That is the question, famously posited by Shakespeare in his epic "Hamlet".
It's a question I've been addressing here, about scale of human habitation and about resources manipulated by government to the benefit of development rather than conservation and stewardship. The tension between resources and the public good vs. the need for profit and development is known in public policy as the tragedy of the commons.
Growth and development are fundamental to the fiscal structure of the State of California, throughout all of its agencies, regulations, backroom deal network and resource commissions. The state's history has always been driven by unbridled expansion and sprawl, recently amped by the need for more local tax revenue due to Prop 13 directing funds to Sacramento. This underlying fiscal structure based upon "building stuff" is why the communities have to constantly defend their character and scale. Push-and-pull, yin-and-yang of all history, actually.

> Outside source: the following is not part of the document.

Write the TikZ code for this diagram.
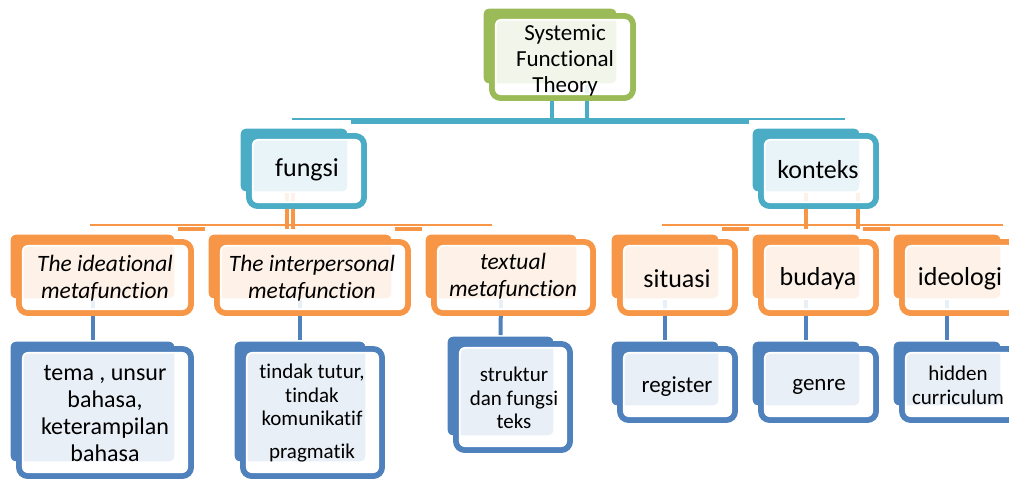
\documentclass[tikz,border=0pt]{standalone}
\usepackage{fontspec}
\setmainfont{Carlito}[Ligatures={NoCommon,NoContextual}]
\usetikzlibrary{fit}
\definecolor{cgreen}{HTML}{9BBB59}
\definecolor{cteal}{HTML}{4BACC6}
\definecolor{corange}{HTML}{F79646}
\definecolor{cblue}{HTML}{4F81BD}
\newcommand\fsz[2]{\fontsize{#1}{#2}\selectfont}
\newcommand\backbox[6]{\node[backbox=#2, fit={(#3,#4)(#5,#6)}] (#1b) {};}
\newcommand\frontbox[6]{%
  \node[frontbox=#2, fit={(#3+10,#4+9)(#5+15,#6+13)}] (#1f) {};
  \draw[innerline] ([xshift=2.8pt,yshift=2.8pt]#1f.south west) rectangle ([xshift=-2.8pt,yshift=-2.8pt]#1f.north east);}
\begin{document}
\begin{tikzpicture}[x=0.75pt,y=-0.75pt,
  backbox/.style={inner sep=0pt, outer sep=0pt, rounded corners=5pt, draw=white, line width=2.5pt, fill=#1},
  frontbox/.style={inner sep=0pt, outer sep=0pt, rounded corners=6.5pt, draw=#1, line width=4.4pt, fill=white, fill opacity=0.88},
  innerline/.style={draw=white, line width=1.2pt, rounded corners=4pt},
  lbl/.style={align=center, inner sep=0pt, text=black},
  vconn/.style={draw=#1, line width=3pt},
  hthin/.style={draw=#1, line width=1.1pt},
  hthick/.style={draw=#1, line width=3pt}]
\useasboundingbox (0,0) rectangle (1009,479);
\fill[white] (0,0) rectangle (1009,479);
% named coordinates for bar levels
\coordinate (y1thin) at (0,119);
\coordinate (y1thick) at (0,122);
\coordinate (y2thin) at (0,225);
\coordinate (y2thick) at (0,229);
\coordinate (h1l) at (292,119);
\coordinate (h1r) at (845,119);
\coordinate (h2l) at (90,225);
\coordinate (h2r) at (492,225);
\coordinate (h3l) at (662,225);
\coordinate (h3r) at (1003,225);
% thin bars
\draw[hthin=cteal] (h1l) -- (h1r);
\draw[hthin=corange] (h2l) -- (h2r);
\draw[hthin=corange] (h3l) -- (h3r);
% back boxes
\backbox{root}{cgreen}{482}{7}{618}{85}
\backbox{fung}{cteal}{239}{127}{349}{193}
\backbox{kont}{cteal}{751}{127}{861}{193}
\backbox{ide}{corange}{9}{233}{176}{300}
\backbox{inter}{corange}{207}{233}{393}{300}
\backbox{txt}{corange}{424}{233}{578}{300}
\backbox{sit}{corange}{610}{233}{720}{300}
\backbox{bud}{corange}{751}{233}{861}{300}
\backbox{ideo}{corange}{892}{233}{1002}{300}
\backbox{tema}{cblue}{9}{340}{176}{463}
\backbox{tind}{cblue}{233}{340}{367}{463}
\backbox{strk}{cblue}{446}{335}{555}{437}
\backbox{reg}{cblue}{610}{340}{720}{407}
\backbox{gen}{cblue}{751}{340}{861}{407}
\backbox{hid}{cblue}{892}{340}{1002}{407}
% thick bars between boxes
\draw[hthick=cteal] ([xshift=1.5pt]fungb.north east |- y1thick) -- ([xshift=-1.5pt]kontb.north west |- y1thick);
\draw[hthick=corange] ([xshift=1.5pt]ideb.north east |- y2thick) -- ([xshift=-1.5pt]interb.north west |- y2thick);
\draw[hthick=corange] ([xshift=1.5pt]interb.north east |- y2thick) -- ([xshift=-1.5pt]txtb.north west |- y2thick);
\draw[hthick=corange] ([xshift=1.5pt]sitb.north east |- y2thick) -- ([xshift=-1.5pt]budb.north west |- y2thick);
\draw[hthick=corange] ([xshift=1.5pt]budb.north east |- y2thick) -- ([xshift=-1.5pt]ideob.north west |- y2thick);
% vertical connectors
\draw[vconn=cteal] ([xshift=1.5pt]rootb.south) -- ([xshift=1.5pt]rootb.south |- y1thick);
\draw[vconn=cteal] ([xshift=27.75pt]rootb.south) -- ([xshift=27.75pt]rootb.south |- y1thick);
\draw[vconn=corange] ([xshift=-0.75pt]fungb.south) -- ([xshift=-0.75pt]fungb.south |- y2thick);
\draw[vconn=corange] ([xshift=-5.25pt]fungb.south) -- ([xshift=-5.25pt]fungb.south |- y2thick);
\draw[vconn=corange] (kontb.south) -- (kontb.south |- y2thick);
\draw[vconn=corange] ([xshift=39pt]kontb.south) -- ([xshift=39pt]kontb.south |- y2thick);
\draw[vconn=cblue] (ideb.south) -- (temab.north);
\draw[vconn=cblue] (interb.south) -- (tindb.north);
\draw[vconn=cblue] (txtb.south) -- (strkb.north);
\draw[vconn=cblue] (sitb.south) -- (regb.north);
\draw[vconn=cblue] (budb.south) -- (genb.north);
\draw[vconn=cblue] (ideob.south) -- (hidb.north);
% front boxes
\frontbox{root}{cgreen}{482}{7}{618}{85}
\frontbox{fung}{cteal}{239}{127}{349}{193}
\frontbox{kont}{cteal}{751}{127}{861}{193}
\frontbox{ide}{corange}{9}{233}{176}{300}
\frontbox{inter}{corange}{207}{233}{393}{300}
\frontbox{txt}{corange}{424}{233}{578}{300}
\frontbox{sit}{corange}{610}{233}{720}{300}
\frontbox{bud}{corange}{751}{233}{861}{300}
\frontbox{ideo}{corange}{892}{233}{1002}{300}
\frontbox{tema}{cblue}{9}{340}{176}{463}
\frontbox{tind}{cblue}{233}{340}{367}{463}
\frontbox{strk}{cblue}{446}{335}{555}{437}
\frontbox{reg}{cblue}{610}{340}{720}{407}
\frontbox{gen}{cblue}{751}{340}{861}{407}
\frontbox{hid}{cblue}{892}{340}{1002}{407}
% labels
\node[lbl, font=\fsz{17.25}{19.5}] (roott) at (565,60) {Systemic\\Functional\\Theory};
\node[lbl, font=\fsz{19.5}{22}] (fungt) at (307,170) {fungsi};
\node[lbl, font=\fsz{19.5}{22}] (kontt) at (818,170) {konteks};
\node[lbl, font=\fsz{17.6}{20.25}\itshape] (idet) at (105,278) {The ideational\\metafunction};
\node[lbl, font=\fsz{17.6}{20.25}\itshape] (intert) at (312,278) {The interpersonal\\metafunction};
\node[lbl, font=\fsz{17.6}{20.25}\itshape] (txtt) at (513,276) {textual\\metafunction};
\node[lbl, font=\fsz{19.5}{22}] (sitt) at (677,279) {situasi};
\node[lbl, font=\fsz{19.5}{22}] (budt) at (818,279) {budaya};
\node[lbl, font=\fsz{19.5}{22}] (ideot) at (960,279) {ideologi};
\node[lbl, font=\fsz{18}{20.25}] (temat) at (105,413) {tema , unsur\\bahasa,\\keterampilan\\bahasa};
\node[lbl, font=\fsz{15.75}{17.6}] (tindt) at (312,413) {tindak tutur,\\tindak\\komunikatif\\[7pt]pragmatik};
\node[lbl, font=\fsz{15.75}{17.6}] (strkt) at (514,398) {struktur\\dan fungsi\\teks};
\node[lbl, font=\fsz{17.25}{19.5}] (regt) at (677,387) {register};
\node[lbl, font=\fsz{17.25}{19.5}] (gent) at (819,387) {genre};
\node[lbl, font=\fsz{15.75}{18}] (hidt) at (958,385) {hidden\\curriculum};
\end{tikzpicture}
\end{document}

But now we're into it with limits to resources and natural processes, and the stakes are no laughing matter. That's why I keep arguing for ways to turn the tide, use human intelligence to complete the cycles and integrate into natural systems. Entire civilization systems have failed over that issue ("Collapse" by Jared Diamond) and now we're at a global scale, and must balance our demands and resources.
Otherwise it's over.
I see constructive networks and intelligent solutions emerging in various places, so I list those on my blog sidebar as I find 'em.

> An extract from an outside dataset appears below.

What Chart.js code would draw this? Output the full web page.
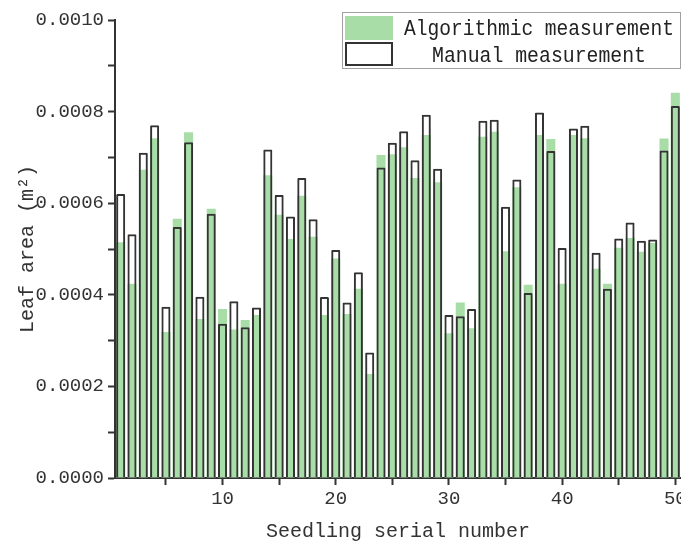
<!DOCTYPE html>
<html>
<head>
    <meta charset="UTF-8">
    <script src="https://cdn.jsdelivr.net/npm/chart.js@4.4.1/dist/chart.umd.min.js" type="text/javascript"></script>
    <title>Leaf area</title>
    <style>
        body { margin: 0; background: #fff; }
        #box { width: 681px; height: 544px; }
    </style>
</head>
<body>
    <div id="box"><canvas id="myChart"></canvas></div>
    <script type="text/javascript">
        const seedlings = ['1','2','3','4','5','6','7','8','9','10',
            '11','12','13','14','15','16','17','18','19','20',
            '21','22','23','24','25','26','27','28','29','30',
            '31','32','33','34','35','36','37','38','39','40',
            '41','42','43','44','45','46','47','48','49','50'];
        const algorithmic = [0.000515,0.000424,0.000673,0.000742,0.000319,0.000566,0.000755,0.000347,0.000588,0.000369,
            0.000324,0.000345,0.000356,0.000661,0.000575,0.000522,0.000616,0.000527,0.000356,0.000479,
            0.000358,0.000413,0.000227,0.000705,0.000707,0.000722,0.000655,0.000749,0.000646,0.000316,
            0.000383,0.000327,0.000745,0.000756,0.000495,0.000635,0.000422,0.000749,0.000740,0.000424,
            0.000749,0.000742,0.000457,0.000424,0.000503,0.000524,0.000494,0.000513,0.000741,0.000841];
        const manual = [0.000620,0.000532,0.000710,0.000770,0.000374,0.000548,0.000733,0.000396,0.000577,0.000337,
            0.000386,0.000329,0.000372,0.000717,0.000618,0.000571,0.000655,0.000565,0.000395,0.000498,
            0.000383,0.000449,0.000274,0.000678,0.000732,0.000757,0.000694,0.000793,0.000675,0.000356,
            0.000353,0.000369,0.000780,0.000782,0.000592,0.000652,0.000404,0.000798,0.000714,0.000502,
            0.000763,0.000769,0.000492,0.000413,0.000523,0.000558,0.000518,0.000521,0.000715,0.000812];

        const green = '#a8dda8';
        const dark = '#333333';
        const font = "'Liberation Mono', monospace";

        // legend drawn by hand: boxed, two rows, top right
        const boxLegend = {
            id: 'boxLegend',
            afterDraw(chart) {
                const c = chart.ctx;
                const ds = chart.data.datasets;
                c.save();
                c.strokeStyle = '#a0a0a0';
                c.lineWidth = 1;
                c.fillStyle = '#fff';
                c.fillRect(342, 12, 338, 56);
                c.strokeRect(342.5, 12.5, 338, 56);
                c.fillStyle = ds[0].backgroundColor;
                c.fillRect(345, 16, 48, 24);
                c.strokeStyle = ds[1].borderColor;
                c.lineWidth = 2;
                c.strokeRect(346, 43, 46, 22);
                c.fillStyle = '#222';
                c.font = '22px ' + font;
                c.textAlign = 'center';
                c.textBaseline = 'alphabetic';
                c.fillText(ds[0].label, 539, 35, 270);
                c.fillText(ds[1].label, 539, 62, 214);
                c.restore();
            }
        };

        const ctx = document.getElementById('myChart').getContext('2d');
        const myChart = new Chart(ctx, {
            type: 'bar',
            data: {
                labels: seedlings,
                datasets: [{
                    label: 'Algorithmic measurement',
                    data: algorithmic,
                    backgroundColor: green,
                    borderWidth: 0,
                    grouped: false,
                    order: 2
                }, {
                    label: 'Manual measurement',
                    data: manual,
                    backgroundColor: 'rgba(0,0,0,0)',
                    borderColor: dark,
                    borderWidth: 2,
                    borderRadius: 1,
                    grouped: false,
                    order: 1
                }]
            },
            options: {
                responsive: true,
                maintainAspectRatio: false,
                animation: false,
                barPercentage: 0.8,
                categoryPercentage: 1.0,
                layout: { padding: { left: 16, top: 20, right: 0, bottom: 0 } },
                plugins: {
                    legend: { display: false },
                    tooltip: { enabled: false }
                },
                scales: {
                    x: {
                        offset: true,
                        grid: {
                            offset: false,
                            drawOnChartArea: false,
                            tickLength: 7,
                            tickWidth: 2,
                            tickColor: (c) => ((c.index + 1) % 5 === 0 ? dark : 'rgba(0,0,0,0)')
                        },
                        border: { color: dark, width: 2 },
                        ticks: {
                            autoSkip: false,
                            maxRotation: 0,
                            padding: 3,
                            color: '#333',
                            font: { family: font, size: 19 },
                            callback: function (v, i) { return (i + 1) % 10 === 0 ? this.getLabelForValue(v) : ''; }
                        },
                        title: {
                            display: true,
                            text: 'Seedling serial number',
                            color: '#333',
                            font: { family: font, size: 20 },
                            padding: { top: 6, bottom: 0 }
                        },
                        afterFit: (s) => { s.height = 66; s.paddingLeft = 0; s.paddingRight = 0; }
                    },
                    y: {
                        min: 0,
                        max: 0.001,
                        grid: {
                            drawOnChartArea: false,
                            tickLength: 7,
                            tickWidth: 2,
                            tickColor: dark
                        },
                        border: { color: dark, width: 2 },
                        ticks: {
                            stepSize: 0.0001,
                            padding: 4,
                            color: '#333',
                            font: { family: font, size: 19 },
                            callback: (v) => (Math.round(v * 10000) % 2 === 0 ? v.toFixed(4) : '')
                        },
                        title: {
                            display: true,
                            text: 'Leaf area (m²)',
                            color: '#333',
                            font: { family: font, size: 20 },
                            padding: 0
                        },
                        afterFit: (s) => { s.width = 99; }
                    }
                }
            },
            plugins: [boxLegend]
        });
    </script>
</body>
</html>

It's dynamic solutions, not man vs. nature, or capital vs. poverty, it's a balance based upon the inclusion of natural capital and social capital in the equation. Social capital as in keeping a community intact, which is a classic issue in all small communities - it's about scale, something that's not in the capital development equation as the banking community seems to just have figured out. I see that Phil Angelides is heading up the task force to look at that, it should be interesting. He's a developer who is an original proponent of the "double bottom line", now evolved to "triple bottom line".
A different, needs-based and interesting approach to targeted development is emerging instead of the arbitrary targeting such as is imposed by SB 375 that undercuts CEQA via the RHNA numbers generated by SCAG. This bill forces development around "projected numbers" in local communities even if they are built out and there's no local demand for housing, particularly the condo development this specifically implements. This is development on top of what's already here, it doesn't stop traffic impacts, especially if mixed use development draws regional traffic from households outside the immediate transit corridor. So it's very destructive, even as it is couched in the language of stopping sprawl and making the built footprint more compact via transit linkages. This is how SB 375 is forcing communities to upzone their land use. That, of course, increases land value and triggers the entire max-out build scenario.
Moving beyond today's strictures into the global value change necessary to guide us into appropriate solutions is the approach discussed in David Korten's "The Great Turning" . This is about establishing a community-based model of commerce and development, as well as preservation and enhancement of the natural world in the future's necessary evolution of climate policy.